==== Data provided

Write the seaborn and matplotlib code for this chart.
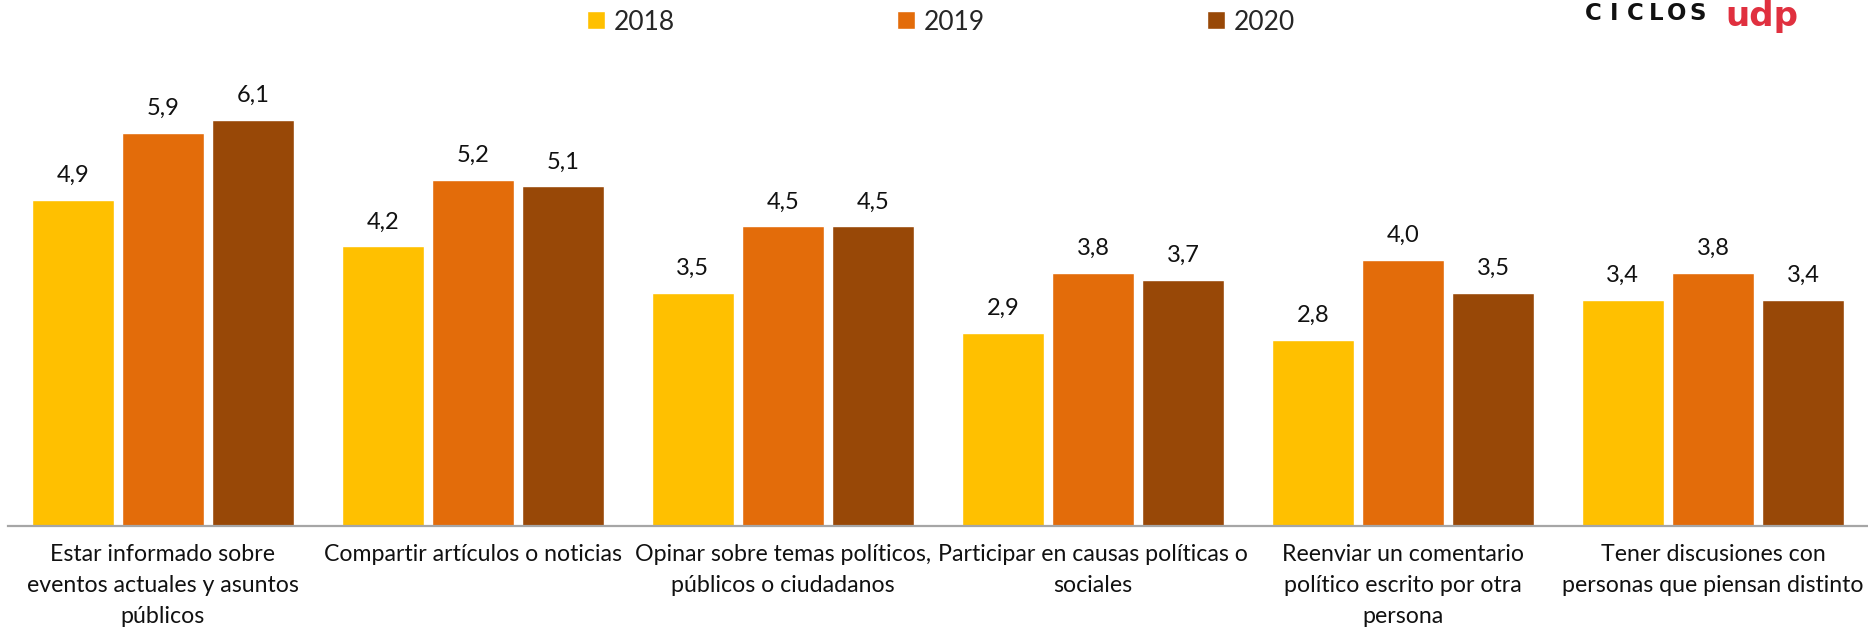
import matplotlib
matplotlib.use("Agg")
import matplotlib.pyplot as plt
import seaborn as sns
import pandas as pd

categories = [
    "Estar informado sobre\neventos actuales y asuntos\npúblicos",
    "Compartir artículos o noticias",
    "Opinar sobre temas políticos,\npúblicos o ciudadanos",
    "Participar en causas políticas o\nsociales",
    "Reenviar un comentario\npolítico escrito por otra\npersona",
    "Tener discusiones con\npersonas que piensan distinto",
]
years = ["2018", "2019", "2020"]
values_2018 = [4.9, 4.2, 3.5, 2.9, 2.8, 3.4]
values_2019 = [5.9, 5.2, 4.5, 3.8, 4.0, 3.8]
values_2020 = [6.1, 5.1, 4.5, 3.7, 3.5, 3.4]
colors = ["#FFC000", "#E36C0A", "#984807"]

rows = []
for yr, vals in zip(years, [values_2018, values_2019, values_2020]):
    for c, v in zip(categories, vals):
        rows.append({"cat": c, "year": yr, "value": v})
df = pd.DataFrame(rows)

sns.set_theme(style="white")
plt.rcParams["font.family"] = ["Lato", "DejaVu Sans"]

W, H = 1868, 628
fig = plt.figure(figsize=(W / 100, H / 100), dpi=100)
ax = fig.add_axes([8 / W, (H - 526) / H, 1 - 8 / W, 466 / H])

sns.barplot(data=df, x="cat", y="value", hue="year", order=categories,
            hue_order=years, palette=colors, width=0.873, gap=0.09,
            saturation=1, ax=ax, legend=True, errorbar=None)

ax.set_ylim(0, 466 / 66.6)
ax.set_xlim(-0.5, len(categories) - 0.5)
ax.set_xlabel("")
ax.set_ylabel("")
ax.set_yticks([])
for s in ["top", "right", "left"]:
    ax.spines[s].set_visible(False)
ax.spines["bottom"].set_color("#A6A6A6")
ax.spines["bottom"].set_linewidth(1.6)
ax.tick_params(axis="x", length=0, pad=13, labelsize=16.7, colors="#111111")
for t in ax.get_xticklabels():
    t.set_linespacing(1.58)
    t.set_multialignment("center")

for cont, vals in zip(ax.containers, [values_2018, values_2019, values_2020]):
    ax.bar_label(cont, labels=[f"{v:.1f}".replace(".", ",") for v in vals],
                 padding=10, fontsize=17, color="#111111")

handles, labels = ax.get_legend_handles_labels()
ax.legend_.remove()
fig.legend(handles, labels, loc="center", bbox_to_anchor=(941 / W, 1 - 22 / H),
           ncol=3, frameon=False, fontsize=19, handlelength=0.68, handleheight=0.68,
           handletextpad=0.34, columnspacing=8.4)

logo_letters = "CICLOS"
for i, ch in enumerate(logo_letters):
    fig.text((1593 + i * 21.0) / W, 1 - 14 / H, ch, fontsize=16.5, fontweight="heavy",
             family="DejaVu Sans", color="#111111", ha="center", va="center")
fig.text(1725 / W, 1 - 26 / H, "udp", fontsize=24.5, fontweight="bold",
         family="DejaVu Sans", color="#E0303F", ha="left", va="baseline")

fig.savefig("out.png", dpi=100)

========

Job: Pictures stay out. Print the data exactly, from its first line through the line containing "ax = fig.add_axes([8".

Written solution:
Write the seaborn and matplotlib code for this chart.
import matplotlib
matplotlib.use("Agg")
import matplotlib.pyplot as plt
import seaborn as sns
import pandas as pd

categories = [
    "Estar informado sobre\neventos actuales y asuntos\npúblicos",
    "Compartir artículos o noticias",
    "Opinar sobre temas políticos,\npúblicos o ciudadanos",
    "Participar en causas políticas o\nsociales",
    "Reenviar un comentario\npolítico escrito por otra\npersona",
    "Tener discusiones con\npersonas que piensan distinto",
]
years = ["2018", "2019", "2020"]
values_2018 = [4.9, 4.2, 3.5, 2.9, 2.8, 3.4]
values_2019 = [5.9, 5.2, 4.5, 3.8, 4.0, 3.8]
values_2020 = [6.1, 5.1, 4.5, 3.7, 3.5, 3.4]
colors = ["#FFC000", "#E36C0A", "#984807"]

rows = []
for yr, vals in zip(years, [values_2018, values_2019, values_2020]):
    for c, v in zip(categories, vals):
        rows.append({"cat": c, "year": yr, "value": v})
df = pd.DataFrame(rows)

sns.set_theme(style="white")
plt.rcParams["font.family"] = ["Lato", "DejaVu Sans"]

W, H = 1868, 628
fig = plt.figure(figsize=(W / 100, H / 100), dpi=100)
ax = fig.add_axes([8 / W, (H - 526) / H, 1 - 8 / W, 466 / H])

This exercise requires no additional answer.